Krisis Listrik Berimbas ke Industri Manufaktur Cina

ilustrasi PLTU (ist/rmolsumsel.id)
ilustrasi PLTU (ist/rmolsumsel.id)

Krisis pasokan listrik di Cina berimbas ke akfivitas industri manufaktur di negara tersebut. Industri manufaktur di Negeri Tirai Bambu mengalami penurunan. Dari 50,1 di Agustus menjadi 49,6 di September.


Hal itu merupakan yang pertama kalinya terjadi di negara komunis tersebut. Krisis listrik yang dialami Cina membuat biaya energi melonjak. Pabrik menjadi tertekan.

"Gambaran besarnya adalah bahwa industri mulai mendidih bahkan sebelum kekurangan listrik terbaru," kata ekonom senior Cina di Capital Economics Julian Evans-Pritchard, sebagaimana dimuat CNN.

Memang di satu sisi terjadi ledakan dalam konstruksi dan manufaktur yang mendorong sebagian besar pemulihan ekonomi Cina tahun ini. Sektor ini pula lah yang memainkan peran penting dalam pertumbuhan di Cina.

Namun di sisi lain, sektor itu membutuhkan banyak pasokan daya, dan dengan demikian membutuhkan sejumlah besar batu bara.

Kekurangan listrik yang dialami Cina sebdiri sebenarnya telah terjadi Juni lalu.. Tetapi, kondisinya terus memburuk akibat melonjaknya harga batubara.

Krisis listrik yang memburuk kemudian memicu pemadaman listrik untuk rumah tangga dan memaksa pabrik untuk memangkas produksi. Kondisi ini menjadi ancaman bagi ekonomi besar negara itu yang dapat menempatkan lebih banyak tekanan pada rantai pasokan global.
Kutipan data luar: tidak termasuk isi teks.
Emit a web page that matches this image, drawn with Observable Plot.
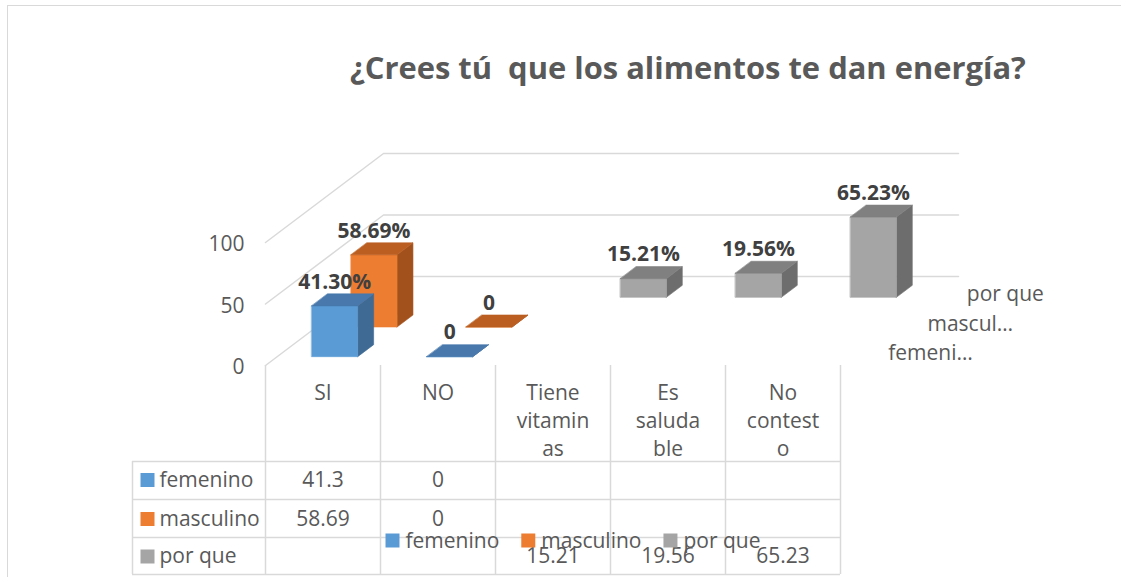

Sementara itu, menurut media pemerintah China, perusahaan-perusahaan di jantung industri negara itu telah diberitahu untuk membatasi konsumsi energi mereka demi mengurangi permintaan listrik. Laporan media lokal menunjukkan bahwa pabrik di lebih dari 20 provinsi di China harus mengurangi produksi.

Meski begitu, industri manufaktur China tidak sepenuhnya diliputi kabar buruk. Sebuah survei pribadi dari aktivitas manufaktur menunjukkan bahwa Indeks Manajer Pembelian Caixin naik dari 49,2 menjadi 50 dan menunjukkan tingkat aktivitas yang stabil di bulan September dibandingkan dengan penurunan di bulan Agustus.

Sementara itu, indeks resmi aktivitas bisnis non-manufaktur naik menjadi 53,2 dari 47,5 Agustus. Hal ini menjadi tanda bahwa sektor jasa sudah pulih. Permintaan konsumen yang lesu telah menjadi perhatian di China tahun ini.

Namun, gambaran ekonomi secara keseluruhan meresahkan. Analis di Nomura dan Goldman Sachs memangkas perkiraan mereka untuk pertumbuhan China pada tahun 2021 dalam beberapa hari terakhir karena masalah kekurangan listrik.

Analis Goldman mencatat minggu ini bahwa ada ketidakpastian yang cukup besar menuju kuartal terakhir tahun ini, mengingat ekonomi China sudah menghadapi risiko karena krisis utang di konglomerat Evergrande yang sedang diperangi.

"Masih ada beberapa ruang untuk pemulihan lebih lanjut dalam aktivitas layanan karena gangguan dari pandemi mereda," tulis Evans-Pritchard.

"Tetapi industri tampaknya akan mengalami pelemahan lebih lanjut," tutupnya.